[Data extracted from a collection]
§ §
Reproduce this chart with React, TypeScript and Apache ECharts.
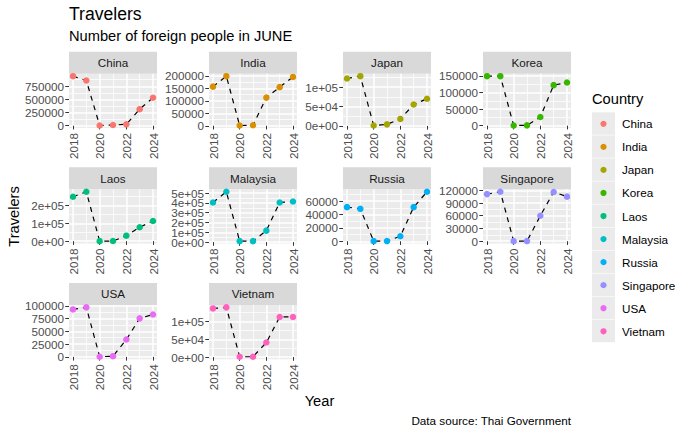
import React, { useEffect, useRef } from 'react';
import * as echarts from 'echarts';

const years = [2018, 2019, 2020, 2021, 2022, 2023, 2024];
const countries = ['China', 'India', 'Japan', 'Korea', 'Laos', 'Malaysia', 'Russia', 'Singapore', 'USA', 'Vietnam'];
const countryColors = ['#F8766D', '#D89000', '#A3A500', '#39B600', '#00BF7D', '#00BFC4', '#00B0F6', '#9590FF', '#E76BF3', '#FF62BC'];

const china = [942000, 860000, 4000, 13000, 27000, 315000, 533000];
const india = [157000, 199000, 1000, 2000, 113000, 155000, 196000];
const japan = [122000, 128000, 1000, 4000, 18000, 55000, 70000];
const korea = [149000, 149000, 500, 1000, 26000, 122000, 130000];
const laos = [248000, 276000, 500, 1000, 31000, 78000, 113000];
const malaysia = [405000, 514000, 10000, 10000, 117000, 405000, 415000];
const russia = [51000, 48500, 200, 300, 7500, 51000, 74000];
const singapore = [111000, 116500, 200, 300, 60000, 116000, 105000];
const usa = [93000, 97000, 300, 1400, 34000, 75500, 83000];
const vietnam = [137000, 140000, 1000, 1000, 41000, 113000, 113000];
const travelers = [china, india, japan, korea, laos, malaysia, russia, singapore, usa, vietnam];

const chinaTicks = [0, 250000, 500000, 750000];
const indiaTicks = [0, 50000, 100000, 150000, 200000];
const japanTicks = [0, 50000, 100000];
const koreaTicks = [0, 50000, 100000, 150000];
const laosTicks = [0, 100000, 200000];
const malaysiaTicks = [0, 100000, 200000, 300000, 400000, 500000];
const russiaTicks = [0, 20000, 40000, 60000];
const singaporeTicks = [0, 30000, 60000, 90000, 120000];
const usaTicks = [0, 25000, 50000, 75000, 100000];
const vietnamTicks = [0, 50000, 100000];
const yTicks = [chinaTicks, indiaTicks, japanTicks, koreaTicks, laosTicks, malaysiaTicks, russiaTicks, singaporeTicks, usaTicks, vietnamTicks];
const sciCountries = ['Japan', 'Laos', 'Malaysia', 'Vietnam'];

const xTicks = [2018, 2020, 2022, 2024];
const xMinorTicks = [2019, 2021, 2023];

const titleText = 'Travelers';
const subtitleText = 'Number of foreign people in JUNE';
const xTitle = 'Year';
const yTitle = 'Travelers';
const captionText = 'Data source: Thai Government';
const legendTitle = 'Country';

const FONT = 'Liberation Sans, Arial, Helvetica, sans-serif';

function sci(v: number): string {
  if (v === 0) return '0e+00';
  const e = Math.floor(Math.log10(Math.abs(v)));
  const m = Math.round((v / Math.pow(10, e)) * 100) / 100;
  return `${m}e+${String(e).padStart(2, '0')}`;
}

function minorOf(ticks: number[], lo: number, hi: number): number[] {
  const step = ticks[1] - ticks[0];
  const out: number[] = [];
  out.push(ticks[0] - step / 2);
  for (let i = 0; i < ticks.length; i++) out.push(ticks[i] + step / 2);
  return out.filter((v) => v > lo && v < hi);
}

export default function App() {
  const ref = useRef<HTMLDivElement>(null);
  useEffect(() => {
    if (!ref.current) return;
    const chart = echarts.init(ref.current, null, { renderer: 'svg' });

    const colLeft = [69, 209, 343, 483];
    const panelW = 88;
    const stripTop = [51.7, 167.3, 282.9];
    const stripH = 22;
    const panelH = 54.3;

    const grids: any[] = [];
    const xAxes: any[] = [];
    const yAxes: any[] = [];
    const series: any[] = [];
    const graphics: any[] = [];

    const xMin = 2018 - 0.3;
    const xMax = 2024 + 0.3;

    const labelBase = {
      show: true, margin: 5, color: '#4D4D4D', fontSize: 11.7, fontFamily: FONT,
      showMinLabel: true, showMaxLabel: true, hideOverlap: false,
    };

    countries.forEach((name, i) => {
      const r = Math.floor(i / 4);
      const c = i % 4;
      const left = colLeft[c];
      const top = stripTop[r] + stripH;
      grids.push({
        left, top, width: panelW, height: panelH,
        show: true, backgroundColor: '#EBEBEB', borderWidth: 0,
      });
      const vals = travelers[i];
      const lo = Math.min(...vals);
      const hi = Math.max(...vals);
      const rng = hi - lo;
      const yMin = lo - 0.05 * rng;
      const yMax = hi + 0.05 * rng;
      const isSci = sciCountries.includes(name);
      const fmt = (v: number) => (isSci ? sci(v) : String(Math.round(v)));

      xAxes.push({
        gridIndex: i, type: 'value', min: xMin, max: xMax,
        axisLine: { show: false },
        axisTick: { show: true, length: 3.7, customValues: xTicks, lineStyle: { color: '#333333', width: 1 } },
        axisLabel: { ...labelBase, customValues: xTicks, rotate: 90, formatter: (v: number) => String(v) },
        splitLine: { show: true, lineStyle: { color: '#FFFFFF', width: 1.5 } },
      });
      xAxes.push({
        gridIndex: i, type: 'value', min: xMin, max: xMax,
        axisLine: { show: false },
        axisTick: { show: false, customValues: xMinorTicks },
        axisLabel: { show: false },
        splitLine: { show: true, lineStyle: { color: '#FFFFFF', width: 0.75 } },
      });
      const yt = yTicks[i];
      const evenLabels = yt.filter((_, k) => k % 2 === 0);
      const oddLabels = yt.filter((_, k) => k % 2 === 1);
      // major: ticks, grid lines and every other label
      yAxes.push({
        gridIndex: i, type: 'value', min: yMin, max: yMax, position: 'left',
        axisLine: { show: false },
        axisTick: { show: true, length: 3.7, customValues: yt, lineStyle: { color: '#333333', width: 1 } },
        axisLabel: { ...labelBase, customValues: evenLabels, formatter: fmt },
        splitLine: { show: true, lineStyle: { color: '#FFFFFF', width: 1.5 } },
      });
      // minor grid lines
      yAxes.push({
        gridIndex: i, type: 'value', min: yMin, max: yMax, position: 'left',
        axisLine: { show: false },
        axisTick: { show: false, customValues: minorOf(yt, yMin, yMax) },
        axisLabel: { show: false },
        splitLine: { show: true, lineStyle: { color: '#FFFFFF', width: 0.75 } },
      });
      // remaining labels
      yAxes.push({
        gridIndex: i, type: 'value', min: yMin, max: yMax, position: 'left', offset: 0,
        axisLine: { show: false },
        axisTick: { show: false, customValues: oddLabels },
        axisLabel: { ...labelBase, customValues: oddLabels, formatter: fmt },
        splitLine: { show: false },
      });

      const data = years.map((y, j) => [y, vals[j]]);
      series.push({
        type: 'line', name: name + ' trend', xAxisIndex: 2 * i, yAxisIndex: 3 * i,
        data, symbol: 'none', silent: true,
        lineStyle: { color: '#000000', width: 1.2, type: [5, 5] },
        z: 2,
      });
      series.push({
        type: 'scatter', name, xAxisIndex: 2 * i, yAxisIndex: 3 * i,
        data, symbolSize: 6.5, itemStyle: { color: countryColors[i], opacity: 1 },
        z: 3,
      });

      graphics.push({
        type: 'rect', shape: { x: left, y: stripTop[r], width: panelW, height: stripH },
        style: { fill: '#D9D9D9' }, silent: true,
      });
      graphics.push({
        type: 'text', x: left + panelW / 2, y: stripTop[r] + stripH / 2,
        style: { text: name, fill: '#1A1A1A', font: `11.7px ${FONT}`, align: 'center', verticalAlign: 'middle' },
        silent: true,
      });
    });

    // titles
    graphics.push({
      type: 'text', x: 69, y: 14,
      style: { text: titleText, fill: '#000', font: `17.6px ${FONT}`, align: 'left', verticalAlign: 'middle' },
    });
    graphics.push({
      type: 'text', x: 69, y: 36,
      style: { text: subtitleText, fill: '#000', font: `14.67px ${FONT}`, align: 'left', verticalAlign: 'middle' },
    });
    graphics.push({
      type: 'text', x: 319.5, y: 401,
      style: { text: xTitle, fill: '#000', font: `14.67px ${FONT}`, align: 'center', verticalAlign: 'middle' },
    });
    graphics.push({
      type: 'text', x: 14, y: 216.5, rotation: Math.PI / 2,
      style: { text: yTitle, fill: '#000', font: `14.67px ${FONT}`, align: 'center', verticalAlign: 'middle' },
    });
    graphics.push({
      type: 'text', x: 571, y: 420,
      style: { text: captionText, fill: '#000', font: `11.7px ${FONT}`, align: 'right', verticalAlign: 'middle' },
    });

    // legend
    graphics.push({
      type: 'text', x: 592, y: 99,
      style: { text: legendTitle, fill: '#000', font: `14.67px ${FONT}`, align: 'left', verticalAlign: 'middle' },
    });
    const keyTop = 112.3;
    const keyH = 23.05;
    countries.forEach((name, i) => {
      const y0 = keyTop + i * keyH;
      graphics.push({
        type: 'rect', shape: { x: 592, y: y0, width: 23, height: keyH - 0.6 },
        style: { fill: '#EBEBEB' }, silent: true,
      });
      graphics.push({
        type: 'circle', shape: { cx: 603.5, cy: y0 + keyH / 2, r: 3.1 },
        style: { fill: countryColors[i] }, silent: true,
      });
      graphics.push({
        type: 'text', x: 622, y: y0 + keyH / 2,
        style: { text: name, fill: '#000', font: `11.7px ${FONT}`, align: 'left', verticalAlign: 'middle' },
        silent: true,
      });
    });

    chart.setOption({
      animation: false,
      backgroundColor: '#FFFFFF',
      textStyle: { fontFamily: FONT },
      grid: grids,
      xAxis: xAxes,
      yAxis: yAxes,
      series,
      graphic: graphics,
    });
    return () => chart.dispose();
  }, []);
  return (
    <div
      ref={ref}
      style={{ position: 'fixed', left: 0, top: 0, width: 690, height: 434, background: '#fff' }}
    />
  );
}
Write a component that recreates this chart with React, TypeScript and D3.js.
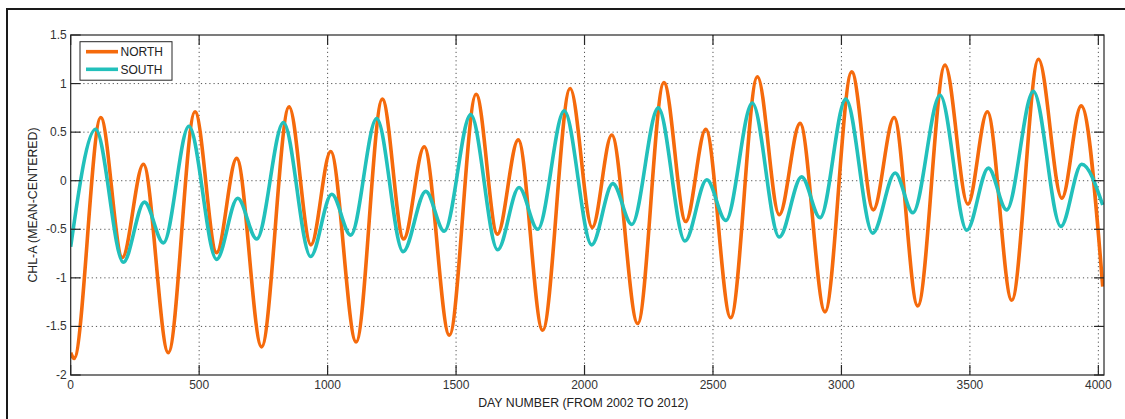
import * as d3 from 'd3';
import React, { useEffect, useRef } from 'react';

const northDays = [0, 13, 117, 201, 283, 380, 484, 568, 646, 743, 850, 935, 1012, 1111, 1213, 1296, 1376, 1474, 1578, 1661, 1742, 1837, 1944, 2030, 2106, 2207, 2309, 2394, 2472, 2569, 2673, 2758, 2839, 2936, 3040, 3124, 3205, 3297, 3403, 3492, 3568, 3663, 3767, 3858, 3933, 4017];
const northValues = [-1.77, -1.83, 0.65, -0.79, 0.17, -1.77, 0.71, -0.74, 0.23, -1.71, 0.76, -0.66, 0.30, -1.66, 0.84, -0.60, 0.35, -1.59, 0.89, -0.55, 0.42, -1.54, 0.95, -0.48, 0.47, -1.47, 1.01, -0.42, 0.53, -1.41, 1.07, -0.35, 0.59, -1.35, 1.12, -0.30, 0.65, -1.29, 1.19, -0.24, 0.71, -1.23, 1.25, -0.18, 0.77, -1.09];

const southDays = [0, 97, 205, 287, 361, 460, 568, 650, 724, 828, 934, 1016, 1090, 1191, 1294, 1382, 1454, 1557, 1662, 1745, 1818, 1921, 2028, 2110, 2184, 2287, 2391, 2476, 2550, 2653, 2758, 2845, 2917, 3017, 3122, 3209, 3278, 3384, 3488, 3572, 3643, 3747, 3854, 3935, 4017];
const southValues = [-0.68, 0.53, -0.84, -0.22, -0.64, 0.56, -0.81, -0.18, -0.60, 0.60, -0.78, -0.14, -0.56, 0.64, -0.73, -0.11, -0.52, 0.68, -0.71, -0.07, -0.50, 0.72, -0.66, -0.03, -0.45, 0.75, -0.62, 0.01, -0.41, 0.80, -0.58, 0.04, -0.38, 0.84, -0.54, 0.08, -0.33, 0.88, -0.51, 0.13, -0.30, 0.92, -0.47, 0.17, -0.25];

const xTicks = [0, 500, 1000, 1500, 2000, 2500, 3000, 3500, 4000];
const yTicks = [-2, -1.5, -1, -0.5, 0, 0.5, 1, 1.5];
const seriesNames = ['NORTH', 'SOUTH'];

const W = 1125;
const H = 419;

export default function App() {
    const ref = useRef<SVGSVGElement>(null);

    useEffect(() => {
        const svg = d3.select(ref.current);
        svg.selectAll('*').remove();

        const left = 70.7, right = 1104, top = 35, bottom = 375;
        const x = d3.scaleLinear().domain([0, 4022]).range([left, right]);
        const y = d3.scaleLinear().domain([-2, 1.5]).range([bottom, top]);
        const font = '"Liberation Sans", Arial, sans-serif';
        const ink = '#262626';
        const colors = ['#f56a0c', '#22c0bb'];

        svg.append('rect').attr('width', W).attr('height', H).attr('fill', '#fff');

        // outer frame (only the left and top edges show in the picture)
        svg.append('path')
            .attr('d', `M7,${H} V9 H${W}`)
            .attr('fill', 'none')
            .attr('stroke', '#1a1a1a')
            .attr('stroke-width', 2);

        svg.append('defs').append('clipPath').attr('id', 'plot')
            .append('rect')
            .attr('x', left).attr('y', top)
            .attr('width', right - left).attr('height', bottom - top);

        // dotted grid
        const grid = svg.append('g')
            .attr('stroke', '#555')
            .attr('stroke-width', 1)
            .attr('stroke-dasharray', '1.2,3');
        grid.selectAll('.gx').data(xTicks.filter(d => d > 0)).enter().append('line')
            .attr('x1', d => x(d)).attr('x2', d => x(d))
            .attr('y1', top).attr('y2', bottom);
        grid.selectAll('.gy').data(yTicks.filter(d => d > -2 && d < 1.5)).enter().append('line')
            .attr('x1', left).attr('x2', right)
            .attr('y1', d => y(d)).attr('y2', d => y(d));

        // curves
        const line = d3.line<[number, number]>()
            .x(d => x(d[0]))
            .y(d => y(d[1]))
            .curve(d3.curveMonotoneX);

        const series = [
            d3.zip(northDays, northValues) as [number, number][],
            d3.zip(southDays, southValues) as [number, number][],
        ];

        svg.append('g').attr('clip-path', 'url(#plot)')
            .selectAll('path').data(series).enter().append('path')
            .attr('d', d => line(d))
            .attr('fill', 'none')
            .attr('stroke', (d, i) => colors[i])
            .attr('stroke-width', 3.6)
            .attr('stroke-linejoin', 'round');

        // axes box and inward ticks on all four sides
        const axes = svg.append('g').attr('stroke', ink).attr('stroke-width', 1.2).attr('fill', 'none');
        axes.append('rect')
            .attr('x', left).attr('y', top)
            .attr('width', right - left).attr('height', bottom - top);
        const tick = 10;
        xTicks.forEach(t => {
            axes.append('line').attr('x1', x(t)).attr('x2', x(t)).attr('y1', bottom).attr('y2', bottom - tick);
            axes.append('line').attr('x1', x(t)).attr('x2', x(t)).attr('y1', top).attr('y2', top + tick);
        });
        yTicks.forEach(t => {
            axes.append('line').attr('x1', left).attr('x2', left + tick).attr('y1', y(t)).attr('y2', y(t));
            axes.append('line').attr('x1', right).attr('x2', right - tick).attr('y1', y(t)).attr('y2', y(t));
        });

        // tick labels
        svg.append('g').selectAll('text').data(xTicks).enter().append('text')
            .attr('x', d => x(d)).attr('y', bottom + 14)
            .attr('text-anchor', 'middle')
            .style('font', `12px ${font}`).attr('fill', '#333')
            .text(d => d);
        svg.append('g').selectAll('text').data(yTicks).enter().append('text')
            .attr('x', left - 4).attr('y', d => y(d) + 4)
            .attr('text-anchor', 'end')
            .style('font', `12px ${font}`).attr('fill', '#333')
            .text(d => d);

        // axis titles
        svg.append('text')
            .attr('x', (left + right) / 2 - 4).attr('y', 407)
            .attr('text-anchor', 'middle')
            .style('font', `12.3px ${font}`).attr('fill', '#222')
            .text('DAY NUMBER (FROM 2002 TO 2012)');
        svg.append('text')
            .attr('transform', `translate(36.5, ${(top + bottom) / 2}) rotate(-90)`)
            .attr('text-anchor', 'middle')
            .style('font', `12.3px ${font}`).attr('fill', '#222')
            .text('CHL-A (MEAN-CENTERED)');

        // legend
        const lg = svg.append('g').attr('transform', 'translate(80,41.7)');
        lg.append('rect')
            .attr('width', 92).attr('height', 38.5)
            .attr('fill', '#fff').attr('stroke', ink).attr('stroke-width', 1);
        seriesNames.forEach((name, i) => {
            const ly = 10 + i * 17.6;
            lg.append('line')
                .attr('x1', 6).attr('x2', 38).attr('y1', ly).attr('y2', ly)
                .attr('stroke', colors[i]).attr('stroke-width', 3.6);
            lg.append('text')
                .attr('x', 40.5).attr('y', ly + 4.3)
                .style('font', `12px ${font}`).attr('fill', '#222')
                .text(name);
        });
    }, []);

    return (
        <svg ref={ref} width={W} height={H}
            style={{ position: 'absolute', left: 0, top: 0, display: 'block' }}></svg>
    );
}
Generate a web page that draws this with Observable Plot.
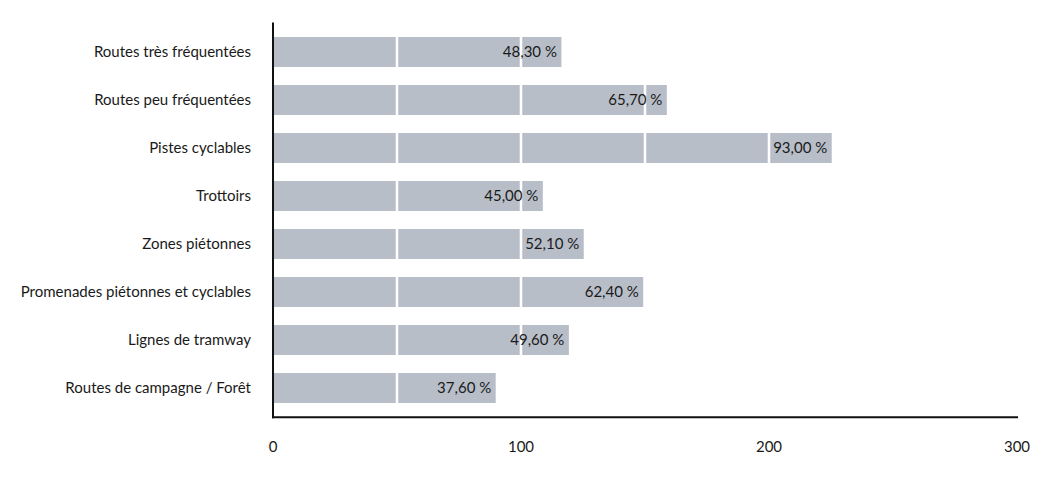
<!DOCTYPE html>
<html>
<head>
<meta charset="utf-8">
<script src="https://cdn.jsdelivr.net/npm/d3@7"></script>
<script src="https://cdn.jsdelivr.net/npm/@observablehq/plot@0.6"></script>
<style>
  html, body { margin: 0; padding: 0; background: #ffffff; }
  #chart svg { display: block; }
</style>
</head>
<body>
<div id="chart"></div>
<script>
const categories = [
  "Routes très fréquentées",
  "Routes peu fréquentées",
  "Pistes cyclables",
  "Trottoirs",
  "Zones piétonnes",
  "Promenades piétonnes et cyclables",
  "Lignes de tramway",
  "Routes de campagne / Forêt"
];
const barValues = [116.5, 159, 225.5, 109, 125.5, 149.5, 119.5, 90];
const percentLabels = ["48,30 %", "65,70 %", "93,00 %", "45,00 %", "52,10 %", "62,40 %", "49,60 %", "37,60 %"];
const xTicks = [0, 100, 200, 300];
const gridLines = [50, 100, 150, 200, 250];

const data = categories.map((c, i) => ({category: c, value: barValues[i], label: percentLabels[i]}));

const chart = Plot.plot({
  width: 1041,
  height: 478,
  marginLeft: 272.5,
  marginRight: 24.5,
  marginTop: 23,
  marginBottom: 61.3,
  style: {fontFamily: "Lato, 'Open Sans', sans-serif", fontSize: "15px", color: "#1a1a1a", background: "#ffffff"},
  x: {domain: [0, 300]},
  y: {domain: categories, paddingInner: 0.375, paddingOuter: 0.215},
  marks: [
    Plot.barX(data, {y: "category", x: "value", fill: "#b8bec8"}),
    Plot.ruleX(gridLines, {stroke: "#ffffff", strokeWidth: 2.5}),
    Plot.text(data, {y: "category", x: "value", text: "label", textAnchor: "end", dx: -5, fill: "#1a1a1a", fontSize: 15}),
    Plot.axisX({ticks: xTicks, tickSize: 0, tickPadding: 24, fontSize: 15, label: null, tickFormat: d => String(d)}),
    Plot.axisY({tickSize: 0, tickPadding: 22, fontSize: 15, label: null}),
    Plot.frame({anchor: "bottom", stroke: "#111", strokeWidth: 2}),
    Plot.frame({anchor: "left", stroke: "#111", strokeWidth: 2})
  ]
});
document.getElementById("chart").appendChild(chart);
</script>
</body>
</html>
§ §
Given task »
Copy the records above exactly, from the first line through the line containing "import * as echarts from 'echarts';", and leave out the pictures.

Written reply »
Reproduce this chart with React, TypeScript and Apache ECharts.
import React, { useEffect, useRef } from 'react';
import * as echarts from 'echarts';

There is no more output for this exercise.